A cultura nasce assim sob o signo da melancolia, como notou Aristóteles a respeito dos “homens de excepção” na filosofia, política, poesia e artes [9], o que nos reenvia ainda para Nietzsche que, como vimos, considera estarem os “graus de ilusão” mais elevados – filosofia, ciência, arte e religião – “reservados às naturezas mais nobres”, mais profundamente desgostosas com “o peso e a miséria da existência”, dos quais se buscam evadir mediante os “estimulantes” mais sofisticados [10]. Como diz Walter Benjamin, “a meditação profunda (Tiefsinn) é sobretudo própria de quem é triste” [11] e a Melancolia apresenta-se, num poema por si citado, como “mãe de sangue denso (schweren Bluts), fardo podre (faule Last) da Terra” [12], cujos termos são muito próximos da descrição nietzschiana do “peso e miséria da existência (Last und Schwere des Daseins)” [13]. O ser-aí, o ex-istir, o ser algo ou alguém numa dada situação no mundo, é melancólico – quer na exaltação, quer na depressão - e a melancólica condição de toda a cultura, que diríamos oscilar na dialéctica maníaco-depressiva entre a ânsia de levitar de todas as condições e o afundamento nessa gravidade íntima ao ex-ist-ente.
(texto em elaboração)

[1] Friedrich Nietzsche, A Origem da Tragédia, 18, tradução, apresentação e comentário de Luís Lourenço, Lisboa, Lisboa Editora, 2004, p.152.

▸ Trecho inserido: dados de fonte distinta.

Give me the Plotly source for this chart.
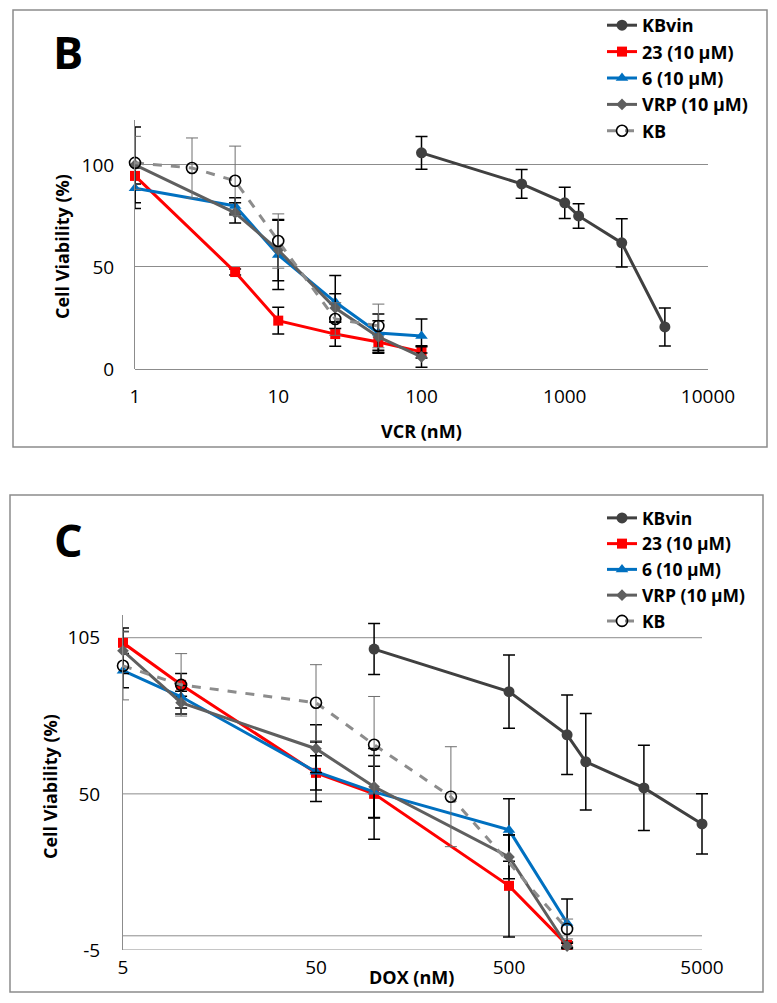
import plotly.graph_objects as go

# ---------------- Panel B data (VCR) ----------------
b_kbvin_x = [100, 500, 1000, 1250, 2500, 5000]
b_kbvin_y = [105.9, 90.7, 81.4, 75.0, 61.8, 20.6]
b_kbvin_err = [8, 7.1, 7.6, 6, 11.8, 9.3]

b_x = [1, 5, 10, 25, 50, 100]
b_23_y = [94.6, 47.5, 23.7, 17.1, 13.2, 8.4]
b_23_err = [4, 1.5, 6.6, 6, 4, 3]
b_6_y = [88.6, 79.9, 55.9, 32.8, 17.6, 16.2]
b_6_err = [10, 4, 17, 13, 9.4, 8.3]
b_vrp_y = [100, 76.5, 58.3, 29.9, 15.7, 5.9]
b_vrp_err = [18.6, 5, 15, 7, 8, 5]
b_kb_x = [1, 2.5, 5, 10, 25, 50]
b_kb_y = [101, 98.5, 92.2, 62.7, 24.5, 21.1]
b_kb_err = [13, 14.7, 17, 13.3, 8, 10.7]

# ---------------- Panel C data (DOX) ----------------
c_kbvin_x = [100, 500, 1000, 1250, 2500, 5000]
c_kbvin_y = [101, 86.0, 70.8, 61.3, 52.1, 39.4]
c_kbvin_err = [9, 12.9, 14, 17, 15, 10.6]

c_x = [5, 10, 50, 100, 500, 1000]
c_23_y = [103.2, 88.4, 57.4, 50.0, 17.6, -3.2]
c_23_err = [4, 4, 6, 16, 18, 1]
c_6_y = [93.4, 84.2, 57.8, 50.7, 37.3, 4.5]
c_6_err = [6, 4, 10.5, 9, 11, 8.5]
c_vrp_y = [100.4, 82.1, 65.9, 52.5, 27.8, -3.6]
c_vrp_err = [8, 4, 8.4, 11, 7.7, 1]
c_kb_x = [5, 10, 50, 100, 250, 1000]
c_kb_y = [95.1, 88.4, 82.1, 67.3, 49.0, 2.4]
c_kb_err = [12, 11, 13.4, 17, 17.6, 3.5]

names = ["KBvin", "23 (10 μM)", "6 (10 μM)", "VRP (10 μM)", "KB"]

b_xticks = [1, 10, 100, 1000, 10000]
c_xticks = [5, 50, 500, 5000]
b_yticks = [0, 50, 100]
c_yticks = [-5, 50, 105]
c_gridlines = [-5, 0, 50, 105]

# page body has an 8px margin: figure is placed at (8, 8)
OFF = 8
W, H = 777 - OFF, 1003 - OFF
FONT = "Open Sans"


def px(x):
    return (x - OFF) / W


def py(y):
    return (H - (y - OFF)) / H


styles = [
    dict(line=dict(color="#404040", width=3), marker=dict(symbol="circle", size=11, color="#404040"),
         err=dict(color="black", thickness=1.5, width=6)),
    dict(line=dict(color="#FF0000", width=3), marker=dict(symbol="square", size=10, color="#FF0000"),
         err=dict(color="black", thickness=1.5, width=6)),
    dict(line=dict(color="#0070C0", width=3), marker=dict(symbol="triangle-up", size=11, color="#0070C0"),
         err=dict(color="black", thickness=1.5, width=6)),
    dict(line=dict(color="#5F5F5F", width=3), marker=dict(symbol="diamond", size=9, color="#5F5F5F"),
         err=dict(color="black", thickness=1.5, width=6)),
    dict(line=dict(color="#8C8C8C", width=3, dash="dash"),
         marker=dict(symbol="circle-open", size=11, color="black", line=dict(width=1.6, color="black")),
         err=dict(color="#6E6E6E", thickness=1, width=6)),
]

fig = go.Figure()


def add_panel(series, xa, ya, legend):
    for i, (xs, ys, es) in enumerate(series):
        st = styles[i]
        fig.add_trace(go.Scatter(
            x=xs, y=ys, mode="lines+markers", name="<b>" + names[i] + "</b>",
            line=st["line"], marker=st["marker"],
            error_y=dict(type="data", array=es, visible=True, **st["err"]),
            xaxis=xa, yaxis=ya, legend=legend, legendgroup=legend + str(i),
            cliponaxis=False,
        ))


add_panel([
    (b_kbvin_x, b_kbvin_y, b_kbvin_err),
    (b_x, b_23_y, b_23_err),
    (b_x, b_6_y, b_6_err),
    (b_x, b_vrp_y, b_vrp_err),
    (b_kb_x, b_kb_y, b_kb_err),
], "x", "y", "legend")

add_panel([
    (c_kbvin_x, c_kbvin_y, c_kbvin_err),
    (c_x, c_23_y, c_23_err),
    (c_x, c_6_y, c_6_err),
    (c_x, c_vrp_y, c_vrp_err),
    (c_kb_x, c_kb_y, c_kb_err),
], "x2", "y2", "legend2")

GRID = "#8C8C8C"
tickfont = dict(family=FONT, size=19, color="black")

# C x axis: 5 -> 123 px, 193 px per decade (range a bit past 5000 so the last marker shows)
c_lo, c_hi = 0.69897, 3.75
c_right = 123 + 193 * (c_hi - c_lo)

fig.update_layout(
    width=W, height=H, margin=dict(l=0, r=0, t=0, b=0, autoexpand=False),
    paper_bgcolor="white", plot_bgcolor="white",
    font=dict(family=FONT, color="black"),
    xaxis=dict(domain=[px(135), px(708)], type="log", range=[0, 4.0],
               tickvals=b_xticks, ticktext=[str(v) for v in b_xticks],
               showgrid=False, zeroline=False, showline=False, ticks="", automargin=False,
               tickfont=tickfont, ticklabelstandoff=14, anchor="y"),
    yaxis=dict(domain=[py(369), py(120)], range=[0, 122], tickvals=b_yticks,
               showgrid=True, gridcolor=GRID, gridwidth=1, zeroline=True, automargin=False,
               zerolinecolor=GRID, zerolinewidth=1, showline=True, linecolor=GRID, linewidth=1,
               ticks="", tickfont=tickfont, ticklabelstandoff=16, anchor="x"),
    xaxis2=dict(domain=[px(123), px(c_right)], type="log", range=[c_lo, c_hi],
                tickvals=c_xticks, ticktext=[str(v) for v in c_xticks],
                showgrid=False, zeroline=False, showline=False, ticks="", automargin=False,
                tickfont=tickfont, ticklabelstandoff=4, anchor="y2"),
    yaxis2=dict(domain=[py(950), py(615)], range=[-5, 113], tickvals=c_yticks,
                ticktext=[str(v) for v in c_yticks],
                showgrid=False, zeroline=False, automargin=False,
                showline=True, linecolor=GRID, linewidth=1,
                ticks="", tickfont=tickfont, ticklabelstandoff=18, anchor="x2"),
    legend=dict(x=px(602), y=py(7), xanchor="left", yanchor="top",
                font=dict(family=FONT, size=18, color="black"), bgcolor="rgba(0,0,0,0)",
                tracegroupgap=0, itemwidth=30),
    legend2=dict(x=px(602), y=py(500), xanchor="left", yanchor="top",
                 font=dict(family=FONT, size=17.5, color="black"), bgcolor="rgba(0,0,0,0)",
                 tracegroupgap=0, itemwidth=30),
    showlegend=True,
)

# horizontal grid / axis lines of panel C, from the first to the last x tick
for v in c_gridlines:
    fig.add_shape(type="line", xref="x2", yref="y2", x0=c_xticks[0], x1=c_xticks[-1], y0=v, y1=v,
                  line=dict(color=GRID, width=1), layer="below")

# panel frames
fig.add_shape(type="rect", xref="paper", yref="paper", x0=px(13), x1=px(767), y0=py(447), y1=py(10),
              line=dict(color="#8C8C8C", width=1.5), layer="below")
fig.add_shape(type="rect", xref="paper", yref="paper", x0=px(10), x1=px(763), y0=py(992), y1=py(495),
              line=dict(color="#8C8C8C", width=1.5), layer="below")

ann = [
    dict(text="<b>B</b>", x=px(68), y=py(52), size=45),
    dict(text="<b>C</b>", x=px(68), y=py(540), size=45),
    dict(text="<b>VCR (nM)</b>", x=px(421), y=py(431), size=18),
    dict(text="<b>DOX (nM)</b>", x=px(411), y=py(977), size=18),
]
for a in ann:
    fig.add_annotation(text=a["text"], x=a["x"], y=a["y"], xref="paper", yref="paper",
                       showarrow=False, xanchor="center", yanchor="middle",
                       font=dict(family=FONT, size=a["size"], color="black"))
for yc in (247, 787):
    fig.add_annotation(text="<b>Cell Viability (%)</b>", x=px(62 if yc < 500 else 50), y=py(yc),
                       xref="paper", yref="paper", showarrow=False, textangle=-90,
                       xanchor="center", yanchor="middle",
                       font=dict(family=FONT, size=18, color="black"))

fig.write_html("out.html")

[2] Friedrich Nietzsche, Die Gebürt der Tragödie, 18, Werke, I, edição de Karl Schlechta, München, Carl Hanser Verlag, 1966, p.99.
[3] Cf. Ernst Jünger, Drogas, Embriaguez e Outros Temas, tradução de Margarida Homem de Sousa, revisão de Rafael Gomes Filipe e Roberto de Moraes, Lisboa, Relógio d’Água, 2001.
[4] Sigmund Freud, Das Unbehagen in der Kultur, 1930; O mal-estar na civilização, tradução de José Octávio de Aguiar Abreu, Rio de Janeiro, Imago, 2002, p.22.
[5] Cf. Friedrich Nietzsche, La volonté de puissance, texto estabelecido por Friedrich Würzbach e traduzido do alemão por Geneviève Bianquis, tomo II, Livro III, 584, pp.216-217.
[6] Cf. Ibid., 594, p.220.
[7] Cf. Ibid., III, 582, p.216.
[8] Cf. Id., A Origem da Tragédia, 1, pp.66-67.
[9] Cf. Aristóteles, L’Homme de génie et la Mélancolie. Problème XXX, 1, edição bilingue, tradução, apresentação e notas de J. Pigeaud, Paris, Éditions Rivages, 1988, p.83.
[10] Cf. Friedrich Nietzsche, A Origem da Tragédia, 18, p.152.
[11] Cf. Walter Benjamin, Origem do drama trágico alemão, edição, apresentação e tradução de João Barrento, Lisboa, Assírio & Alvim, 2004, p.147.
[12] Tscherning, “Melancholey Redet selber”, in Ibid., pp.155-156.
[13] Cf. Friedrich Nietzsche, Die Gebürt der Tragödie, 18, Werke, I, p.99.